- **To be done**:
Retype all of the listing exactly, passing over any picture you find.

───── Available data ─────

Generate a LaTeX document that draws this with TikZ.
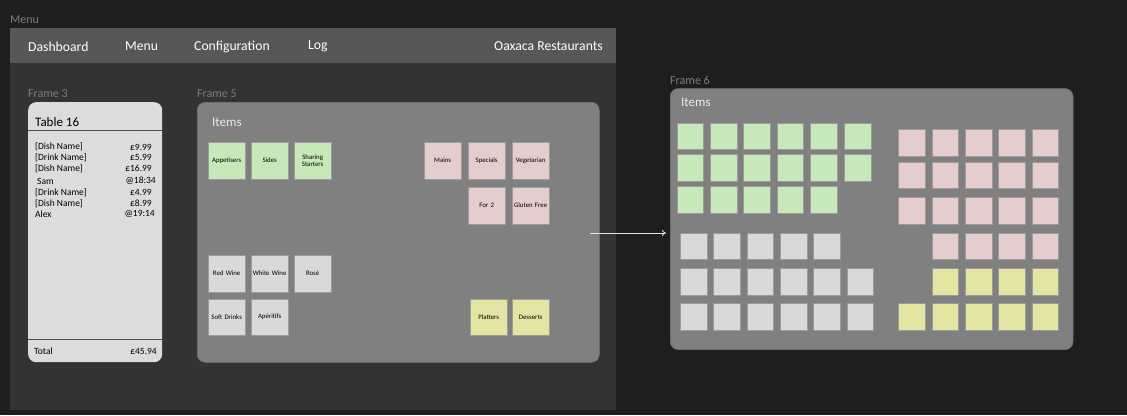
\documentclass[tikz,border=0pt]{standalone}
\usepackage{fontspec}
\setmainfont{Carlito}
\usetikzlibrary{arrows.meta}
\definecolor{bgc}{HTML}{1E1E1E}
\definecolor{menubg}{HTML}{333333}
\definecolor{navbg}{HTML}{575757}
\definecolor{cardlight}{HTML}{DCDCDC}
\definecolor{cardgray}{HTML}{808080}
\definecolor{lblc}{HTML}{7E7E7E}
\definecolor{tgreen}{HTML}{C7E8B9}
\definecolor{tpink}{HTML}{E6CDCD}
\definecolor{tgray}{HTML}{D9D9D9}
\definecolor{tyellow}{HTML}{E4E5A3}
\definecolor{tborder}{HTML}{9C9C9C}
\tikzset{
  framelbl/.style={anchor=west, text=lblc, font=\fontsize{12}{13}\selectfont, inner sep=0},
  navtxt/.style={anchor=west, text=white, font=\fontsize{13.7}{15}\selectfont, inner sep=0},
  card/.style={anchor=north west, rounded corners=8pt, inner sep=0},
  tile/.style={anchor=north west, draw=tborder, line width=0.8pt, minimum width=36.5pt, minimum height=36.5pt, inner sep=0, align=center, text width=36pt, font=\fontsize{6.8}{7.5}\selectfont, text=black},
  mtile/.style={anchor=north west, draw=tborder, line width=0.6pt, minimum width=26.7pt, minimum height=26.7pt, inner sep=0},
  rowtxt/.style={inner sep=0, font=\fontsize{9.5}{10}\selectfont, text=black},
}
\begin{document}
\begin{tikzpicture}[x=1pt,y=-1pt]
\useasboundingbox (0,0) rectangle (1127,415);
\fill[bgc] (0,0) rectangle (1127,415);
% Menu frame
\node[framelbl] (menulbl) at (10,20) {Menu};
\node[anchor=north west, fill=menubg, minimum width=606pt, minimum height=382pt, inner sep=0] (menu) at (10,28) {};
\node[anchor=north west, fill=navbg, minimum width=606pt, minimum height=35pt, inner sep=0] (nav) at (10,28) {};
\node[navtxt] (n1) at (28,46.5) {Dashboard};
\node[navtxt] (n2) at (125,46.5) {Menu};
\node[navtxt] (n3) at (194,46.5) {Configuration};
\node[navtxt] (n4) at (308,46.5) {Log};
\node[navtxt, anchor=east] (n5) at (603,46.5) {Oaxaca Restaurants};
% Frame 3
\node[framelbl] (f3lbl) at (28,94) {Frame 3};
\node[card, fill=cardlight, minimum width=134pt, minimum height=260pt] (f3) at (28,102) {};
\node[anchor=west, inner sep=0, font=\fontsize{13}{14}\selectfont, text=black] (t16) at (35,122.5) {Table 16};
\coordinate (l1a) at (28,130.5);
\coordinate (l1b) at (162,130.5);
\draw[color=black!70, line width=0.8pt] (l1a) -- (l1b);
\foreach \i/\y/\nm/\pr in {1/147/{[Dish Name]}/{£9.99},2/157.5/{[Drink Name]}/{£5.99},3/168.3/{[Dish Name]}/{£16.99},5/192.5/{[Drink Name]}/{£4.99},6/203.5/{[Dish Name]}/{£8.99}}{
  \node[rowtxt, anchor=west] (rn\i) at (35,\y) {\nm};
  \node[rowtxt, anchor=east] (rp\i) at (152,\y) {\pr};
}
\node[rowtxt, anchor=west] (rn4) at (37,181) {Sam};
\node[rowtxt, anchor=east] (rp4) at (156,181) {@18:34};
\node[rowtxt, anchor=west] (rn7) at (35,214) {Alex};
\node[rowtxt, anchor=east] (rp7) at (155,214) {@19:14};
\coordinate (l2a) at (28,339.5);
\coordinate (l2b) at (162,339.5);
\draw[color=black!70, line width=0.8pt] (l2a) -- (l2b);
\node[rowtxt, anchor=west] (tot) at (34,351) {Total};
\node[rowtxt, anchor=east] (totv) at (157,351) {£45.94};
% Frame 5
\node[framelbl] (f5lbl) at (197,94) {Frame 5};
\node[card, fill=cardgray, draw=black!55, line width=0.6pt, minimum width=402pt, minimum height=260pt] (f5) at (197,102) {};
\node[anchor=west, inner sep=0, font=\fontsize{13}{14}\selectfont, text=white!92!black] (it5) at (212,122) {Items};
\node[tile, fill=tgreen] (app) at (208,142) {Appetisers};
\node[tile, fill=tgreen] (sides) at (251,142) {Sides};
\node[tile, fill=tgreen] (share) at (294,142) {Sharing\\Starters};
\node[tile, fill=tpink] (mains) at (424,142) {Mains};
\node[tile, fill=tpink] (spec) at (468,142) {Specials};
\node[tile, fill=tpink] (veg) at (512,142) {Vegetarian};
\node[tile, fill=tpink] (for2) at (468,187) {For 2};
\node[tile, fill=tpink] (gf) at (512,187) {Gluten Free};
\node[tile, fill=tgray] (red) at (208,255) {Red Wine};
\node[tile, fill=tgray] (white) at (251,255) {White Wine};
\node[tile, fill=tgray] (rose) at (294,255) {Rosé};
\node[tile, fill=tgray] (soft) at (208,298.5) {Soft Drinks};
\node[tile, fill=tgray] (aper) at (251,298.5) {Apéritifs};
\node[tile, fill=tyellow] (plat) at (470,298.5) {Platters};
\node[tile, fill=tyellow] (dess) at (512,298.5) {Desserts};
% Arrow
\coordinate (arrS) at (590,233);
\coordinate (arrE) at (666,233);
\draw[white!90!black, line width=0.8pt, -{To[length=4pt,width=6pt]}] (arrS) -- (arrE);
% Frame 6
\node[framelbl] (f6lbl) at (670,80) {Frame 6};
\node[card, fill=cardgray, draw=black!55, line width=0.6pt, minimum width=402.7pt, minimum height=261pt] (f6) at (670,88.3) {};
\node[anchor=west, inner sep=0, font=\fontsize{13}{14}\selectfont, text=white!92!black] (it6) at (681,102.5) {Items};
% green
\foreach \c/\x in {1/676.7,2/710,3/743.3,4/776.7,5/810,6/844}{
  \node[mtile, fill=tgreen] (ga\c) at (\x,122.7) {};
  \node[mtile, fill=tgreen] (gb\c) at (\x,154.3) {};
}
\foreach \c/\x in {1/676.7,2/710,3/743.3,4/776.7,5/810}{
  \node[mtile, fill=tgreen] (gc\c) at (\x,186) {};
}
% gray
\foreach \c/\x in {1/680,2/713.3,3/746.7,4/780,5/813.3}{
  \node[mtile, fill=tgray] (ya\c) at (\x,232.7) {};
}
\foreach \c/\x in {1/680,2/713.3,3/746.7,4/780,5/813.3,6/846.7}{
  \node[mtile, fill=tgray] (yb\c) at (\x,268) {};
  \node[mtile, fill=tgray] (yc\c) at (\x,303.3) {};
}
% pink
\foreach \c/\x in {1/898.3,2/931.7,3/965,4/998.3,5/1031.7}{
  \node[mtile, fill=tpink] (pa\c) at (\x,129.3) {};
  \node[mtile, fill=tpink] (pb\c) at (\x,161.7) {};
  \node[mtile, fill=tpink] (pc\c) at (\x,197) {};
  \node[mtile, fill=tyellow] (wb\c) at (\x,303.3) {};
}
\foreach \c/\x in {2/931.7,3/965,4/998.3,5/1031.7}{
  \node[mtile, fill=tpink] (pd\c) at (\x,232.7) {};
  \node[mtile, fill=tyellow] (wa\c) at (\x,268) {};
}
\end{tikzpicture}
\end{document}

─────

- **Result of this exercise**:
Generate a LaTeX document that draws this with TikZ.
\documentclass[tikz,border=0pt]{standalone}
\usepackage{fontspec}
\setmainfont{Carlito}
\usetikzlibrary{arrows.meta}
\definecolor{bgc}{HTML}{1E1E1E}
\definecolor{menubg}{HTML}{333333}
\definecolor{navbg}{HTML}{575757}
\definecolor{cardlight}{HTML}{DCDCDC}
\definecolor{cardgray}{HTML}{808080}
\definecolor{lblc}{HTML}{7E7E7E}
\definecolor{tgreen}{HTML}{C7E8B9}
\definecolor{tpink}{HTML}{E6CDCD}
\definecolor{tgray}{HTML}{D9D9D9}
\definecolor{tyellow}{HTML}{E4E5A3}
\definecolor{tborder}{HTML}{9C9C9C}
\tikzset{
  framelbl/.style={anchor=west, text=lblc, font=\fontsize{12}{13}\selectfont, inner sep=0},
  navtxt/.style={anchor=west, text=white, font=\fontsize{13.7}{15}\selectfont, inner sep=0},
  card/.style={anchor=north west, rounded corners=8pt, inner sep=0},
  tile/.style={anchor=north west, draw=tborder, line width=0.8pt, minimum width=36.5pt, minimum height=36.5pt, inner sep=0, align=center, text width=36pt, font=\fontsize{6.8}{7.5}\selectfont, text=black},
  mtile/.style={anchor=north west, draw=tborder, line width=0.6pt, minimum width=26.7pt, minimum height=26.7pt, inner sep=0},
  rowtxt/.style={inner sep=0, font=\fontsize{9.5}{10}\selectfont, text=black},
}
\begin{document}
\begin{tikzpicture}[x=1pt,y=-1pt]
\useasboundingbox (0,0) rectangle (1127,415);
\fill[bgc] (0,0) rectangle (1127,415);
% Menu frame
\node[framelbl] (menulbl) at (10,20) {Menu};
\node[anchor=north west, fill=menubg, minimum width=606pt, minimum height=382pt, inner sep=0] (menu) at (10,28) {};
\node[anchor=north west, fill=navbg, minimum width=606pt, minimum height=35pt, inner sep=0] (nav) at (10,28) {};
\node[navtxt] (n1) at (28,46.5) {Dashboard};
\node[navtxt] (n2) at (125,46.5) {Menu};
\node[navtxt] (n3) at (194,46.5) {Configuration};
\node[navtxt] (n4) at (308,46.5) {Log};
\node[navtxt, anchor=east] (n5) at (603,46.5) {Oaxaca Restaurants};
% Frame 3
\node[framelbl] (f3lbl) at (28,94) {Frame 3};
\node[card, fill=cardlight, minimum width=134pt, minimum height=260pt] (f3) at (28,102) {};
\node[anchor=west, inner sep=0, font=\fontsize{13}{14}\selectfont, text=black] (t16) at (35,122.5) {Table 16};
\coordinate (l1a) at (28,130.5);
\coordinate (l1b) at (162,130.5);
\draw[color=black!70, line width=0.8pt] (l1a) -- (l1b);
\foreach \i/\y/\nm/\pr in {1/147/{[Dish Name]}/{£9.99},2/157.5/{[Drink Name]}/{£5.99},3/168.3/{[Dish Name]}/{£16.99},5/192.5/{[Drink Name]}/{£4.99},6/203.5/{[Dish Name]}/{£8.99}}{
  \node[rowtxt, anchor=west] (rn\i) at (35,\y) {\nm};
  \node[rowtxt, anchor=east] (rp\i) at (152,\y) {\pr};
}
\node[rowtxt, anchor=west] (rn4) at (37,181) {Sam};
\node[rowtxt, anchor=east] (rp4) at (156,181) {@18:34};
\node[rowtxt, anchor=west] (rn7) at (35,214) {Alex};
\node[rowtxt, anchor=east] (rp7) at (155,214) {@19:14};
\coordinate (l2a) at (28,339.5);
\coordinate (l2b) at (162,339.5);
\draw[color=black!70, line width=0.8pt] (l2a) -- (l2b);
\node[rowtxt, anchor=west] (tot) at (34,351) {Total};
\node[rowtxt, anchor=east] (totv) at (157,351) {£45.94};
% Frame 5
\node[framelbl] (f5lbl) at (197,94) {Frame 5};
\node[card, fill=cardgray, draw=black!55, line width=0.6pt, minimum width=402pt, minimum height=260pt] (f5) at (197,102) {};
\node[anchor=west, inner sep=0, font=\fontsize{13}{14}\selectfont, text=white!92!black] (it5) at (212,122) {Items};
\node[tile, fill=tgreen] (app) at (208,142) {Appetisers};
\node[tile, fill=tgreen] (sides) at (251,142) {Sides};
\node[tile, fill=tgreen] (share) at (294,142) {Sharing\\Starters};
\node[tile, fill=tpink] (mains) at (424,142) {Mains};
\node[tile, fill=tpink] (spec) at (468,142) {Specials};
\node[tile, fill=tpink] (veg) at (512,142) {Vegetarian};
\node[tile, fill=tpink] (for2) at (468,187) {For 2};
\node[tile, fill=tpink] (gf) at (512,187) {Gluten Free};
\node[tile, fill=tgray] (red) at (208,255) {Red Wine};
\node[tile, fill=tgray] (white) at (251,255) {White Wine};
\node[tile, fill=tgray] (rose) at (294,255) {Rosé};
\node[tile, fill=tgray] (soft) at (208,298.5) {Soft Drinks};
\node[tile, fill=tgray] (aper) at (251,298.5) {Apéritifs};
\node[tile, fill=tyellow] (plat) at (470,298.5) {Platters};
\node[tile, fill=tyellow] (dess) at (512,298.5) {Desserts};
% Arrow
\coordinate (arrS) at (590,233);
\coordinate (arrE) at (666,233);
\draw[white!90!black, line width=0.8pt, -{To[length=4pt,width=6pt]}] (arrS) -- (arrE);
% Frame 6
\node[framelbl] (f6lbl) at (670,80) {Frame 6};
\node[card, fill=cardgray, draw=black!55, line width=0.6pt, minimum width=402.7pt, minimum height=261pt] (f6) at (670,88.3) {};
\node[anchor=west, inner sep=0, font=\fontsize{13}{14}\selectfont, text=white!92!black] (it6) at (681,102.5) {Items};
% green
\foreach \c/\x in {1/676.7,2/710,3/743.3,4/776.7,5/810,6/844}{
  \node[mtile, fill=tgreen] (ga\c) at (\x,122.7) {};
  \node[mtile, fill=tgreen] (gb\c) at (\x,154.3) {};
}
\foreach \c/\x in {1/676.7,2/710,3/743.3,4/776.7,5/810}{
  \node[mtile, fill=tgreen] (gc\c) at (\x,186) {};
}
% gray
\foreach \c/\x in {1/680,2/713.3,3/746.7,4/780,5/813.3}{
  \node[mtile, fill=tgray] (ya\c) at (\x,232.7) {};
}
\foreach \c/\x in {1/680,2/713.3,3/746.7,4/780,5/813.3,6/846.7}{
  \node[mtile, fill=tgray] (yb\c) at (\x,268) {};
  \node[mtile, fill=tgray] (yc\c) at (\x,303.3) {};
}
% pink
\foreach \c/\x in {1/898.3,2/931.7,3/965,4/998.3,5/1031.7}{
  \node[mtile, fill=tpink] (pa\c) at (\x,129.3) {};
  \node[mtile, fill=tpink] (pb\c) at (\x,161.7) {};
  \node[mtile, fill=tpink] (pc\c) at (\x,197) {};
  \node[mtile, fill=tyellow] (wb\c) at (\x,303.3) {};
}
\foreach \c/\x in {2/931.7,3/965,4/998.3,5/1031.7}{
  \node[mtile, fill=tpink] (pd\c) at (\x,232.7) {};
  \node[mtile, fill=tyellow] (wa\c) at (\x,268) {};
}
\end{tikzpicture}
\end{document}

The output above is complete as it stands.